PROBLEM DETAILS — Reproduce all the material exactly, minus any pictures it holds.

# start of DATASET EXCERPT

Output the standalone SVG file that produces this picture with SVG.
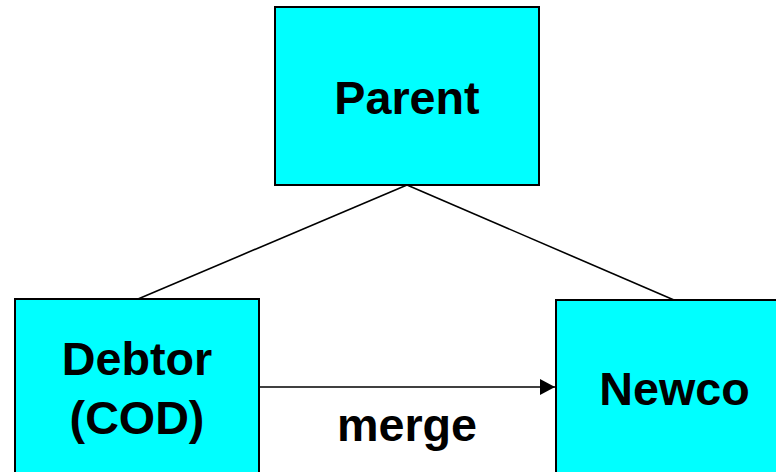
<svg xmlns="http://www.w3.org/2000/svg" width="776" height="472" viewBox="0 0 776 472">
<style>
.box{fill:#00FFFF;stroke:#000;stroke-width:2}
.lbl{font-family:"Liberation Sans",Arial,sans-serif;font-weight:bold;font-size:46.7px;fill:#000;text-anchor:middle}
.ln{stroke:#000;stroke-width:1.6;fill:none}
</style>
<defs>
<marker id="arr" markerWidth="16" markerHeight="16" refX="15" refY="8" orient="auto" markerUnits="userSpaceOnUse">
<path d="M0,0 L15,8 L0,16 Z" fill="#000"/>
</marker>
</defs>
<rect width="776" height="472" fill="#fff"/>
<g id="connectors">
<line class="ln" x1="407" y1="185" x2="138" y2="299"/>
<line class="ln" x1="407" y1="185" x2="674" y2="300"/>
<line class="ln" x1="259" y1="387" x2="555" y2="387" marker-end="url(#arr)"/>
<text class="lbl" x="407" y="441">merge</text>
</g>
<g id="parent">
<rect class="box" x="275" y="7" width="264" height="178"/>
<text class="lbl" x="407" y="114">Parent</text>
</g>
<g id="debtor">
<rect class="box" x="15" y="299" width="244" height="180"/>
<text class="lbl" x="137" y="375">Debtor</text>
<text class="lbl" x="137" y="434">(COD)</text>
</g>
<g id="newco">
<rect class="box" x="556" y="300" width="230" height="180"/>
<text class="lbl" x="674.5" y="405">Newco</text>
</g>
</svg>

# end of DATASET EXCERPT

WRITTEN SOLUTION —
Output the standalone SVG file that produces this picture with SVG.
<svg xmlns="http://www.w3.org/2000/svg" width="776" height="472" viewBox="0 0 776 472">
<style>
.box{fill:#00FFFF;stroke:#000;stroke-width:2}
.lbl{font-family:"Liberation Sans",Arial,sans-serif;font-weight:bold;font-size:46.7px;fill:#000;text-anchor:middle}
.ln{stroke:#000;stroke-width:1.6;fill:none}
</style>
<defs>
<marker id="arr" markerWidth="16" markerHeight="16" refX="15" refY="8" orient="auto" markerUnits="userSpaceOnUse">
<path d="M0,0 L15,8 L0,16 Z" fill="#000"/>
</marker>
</defs>
<rect width="776" height="472" fill="#fff"/>
<g id="connectors">
<line class="ln" x1="407" y1="185" x2="138" y2="299"/>
<line class="ln" x1="407" y1="185" x2="674" y2="300"/>
<line class="ln" x1="259" y1="387" x2="555" y2="387" marker-end="url(#arr)"/>
<text class="lbl" x="407" y="441">merge</text>
</g>
<g id="parent">
<rect class="box" x="275" y="7" width="264" height="178"/>
<text class="lbl" x="407" y="114">Parent</text>
</g>
<g id="debtor">
<rect class="box" x="15" y="299" width="244" height="180"/>
<text class="lbl" x="137" y="375">Debtor</text>
<text class="lbl" x="137" y="434">(COD)</text>
</g>
<g id="newco">
<rect class="box" x="556" y="300" width="230" height="180"/>
<text class="lbl" x="674.5" y="405">Newco</text>
</g>
</svg>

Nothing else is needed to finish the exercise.